◆ **Problem details**: Copy each line of the material below that includes the string "this".

◆ **Record extracts**:
'''
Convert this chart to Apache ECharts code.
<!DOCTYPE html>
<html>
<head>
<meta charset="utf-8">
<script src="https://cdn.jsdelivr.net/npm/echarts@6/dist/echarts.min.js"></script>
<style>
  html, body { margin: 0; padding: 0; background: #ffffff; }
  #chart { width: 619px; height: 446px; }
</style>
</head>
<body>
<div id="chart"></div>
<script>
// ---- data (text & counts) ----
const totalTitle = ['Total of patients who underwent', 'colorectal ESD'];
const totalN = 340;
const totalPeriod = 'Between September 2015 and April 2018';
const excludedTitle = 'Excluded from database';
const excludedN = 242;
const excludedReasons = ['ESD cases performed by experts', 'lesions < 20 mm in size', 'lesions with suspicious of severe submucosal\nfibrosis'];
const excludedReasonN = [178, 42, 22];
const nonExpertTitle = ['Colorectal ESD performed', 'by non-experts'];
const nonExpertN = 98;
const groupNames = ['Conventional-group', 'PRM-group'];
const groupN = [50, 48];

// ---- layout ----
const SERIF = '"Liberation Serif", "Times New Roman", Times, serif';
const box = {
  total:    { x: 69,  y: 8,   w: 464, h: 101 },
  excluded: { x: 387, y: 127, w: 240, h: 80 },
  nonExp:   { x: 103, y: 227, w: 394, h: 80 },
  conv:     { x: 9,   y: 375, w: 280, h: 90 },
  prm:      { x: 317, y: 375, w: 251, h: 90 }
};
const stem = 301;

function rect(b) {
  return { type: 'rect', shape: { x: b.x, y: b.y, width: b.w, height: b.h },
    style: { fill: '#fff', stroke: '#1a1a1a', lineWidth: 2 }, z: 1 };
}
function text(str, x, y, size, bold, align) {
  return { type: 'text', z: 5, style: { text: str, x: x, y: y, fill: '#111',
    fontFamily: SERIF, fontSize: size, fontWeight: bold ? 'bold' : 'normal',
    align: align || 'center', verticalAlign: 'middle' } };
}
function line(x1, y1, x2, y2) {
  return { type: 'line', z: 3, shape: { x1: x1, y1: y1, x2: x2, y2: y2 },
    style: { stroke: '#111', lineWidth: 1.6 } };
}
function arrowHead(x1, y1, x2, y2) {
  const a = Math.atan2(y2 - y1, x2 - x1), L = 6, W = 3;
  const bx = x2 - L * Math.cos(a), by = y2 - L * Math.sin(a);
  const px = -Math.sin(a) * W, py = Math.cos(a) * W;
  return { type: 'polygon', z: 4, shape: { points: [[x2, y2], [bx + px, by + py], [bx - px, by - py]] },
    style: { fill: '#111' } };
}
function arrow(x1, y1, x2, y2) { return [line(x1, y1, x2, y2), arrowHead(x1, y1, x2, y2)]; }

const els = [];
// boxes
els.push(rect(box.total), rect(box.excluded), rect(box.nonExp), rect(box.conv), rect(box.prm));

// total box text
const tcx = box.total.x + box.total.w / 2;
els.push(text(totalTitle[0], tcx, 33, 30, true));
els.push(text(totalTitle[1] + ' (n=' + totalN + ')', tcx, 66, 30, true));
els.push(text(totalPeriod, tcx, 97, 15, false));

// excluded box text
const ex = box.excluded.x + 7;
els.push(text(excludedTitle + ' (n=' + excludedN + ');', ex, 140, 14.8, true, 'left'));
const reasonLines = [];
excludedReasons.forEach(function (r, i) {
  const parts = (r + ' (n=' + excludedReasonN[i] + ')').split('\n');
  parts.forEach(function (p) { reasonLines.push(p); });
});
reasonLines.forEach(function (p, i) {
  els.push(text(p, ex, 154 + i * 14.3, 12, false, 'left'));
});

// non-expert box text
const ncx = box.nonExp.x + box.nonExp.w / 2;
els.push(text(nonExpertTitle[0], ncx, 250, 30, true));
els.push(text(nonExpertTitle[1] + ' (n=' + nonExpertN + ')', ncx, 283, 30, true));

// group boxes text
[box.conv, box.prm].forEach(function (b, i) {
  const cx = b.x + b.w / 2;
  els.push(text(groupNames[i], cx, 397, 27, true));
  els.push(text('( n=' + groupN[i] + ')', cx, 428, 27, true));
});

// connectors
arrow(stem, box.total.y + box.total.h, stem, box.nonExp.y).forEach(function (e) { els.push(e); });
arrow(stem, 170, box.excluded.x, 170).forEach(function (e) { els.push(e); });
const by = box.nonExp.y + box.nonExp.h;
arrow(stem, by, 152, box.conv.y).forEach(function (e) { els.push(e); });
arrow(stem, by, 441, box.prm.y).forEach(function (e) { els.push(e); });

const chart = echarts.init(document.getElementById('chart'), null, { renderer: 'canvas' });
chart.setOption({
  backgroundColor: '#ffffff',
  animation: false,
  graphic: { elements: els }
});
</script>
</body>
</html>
'''
'''
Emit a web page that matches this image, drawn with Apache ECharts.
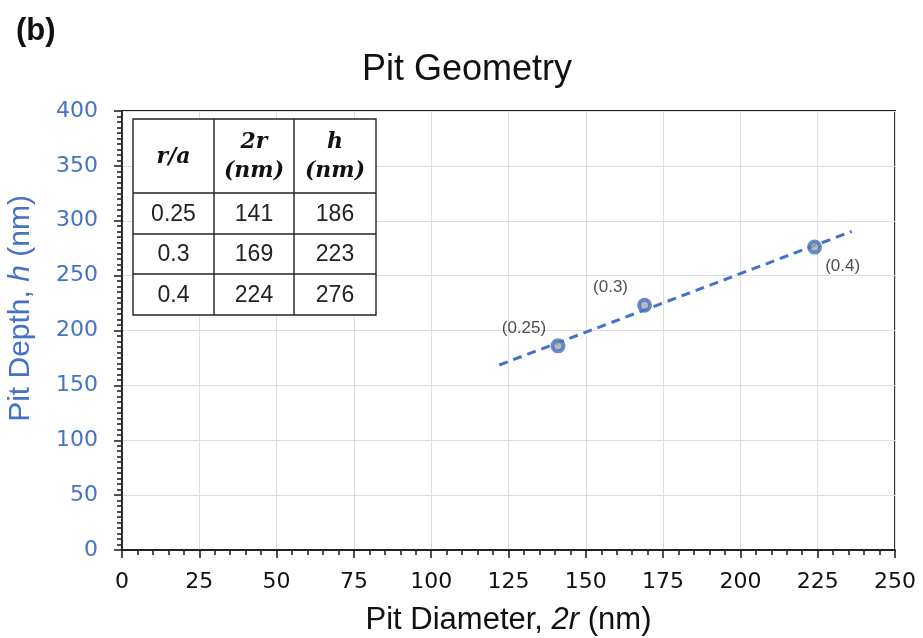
'''
◆ **The answer**:
Convert this chart to Apache ECharts code.
Emit a web page that matches this image, drawn with Apache ECharts.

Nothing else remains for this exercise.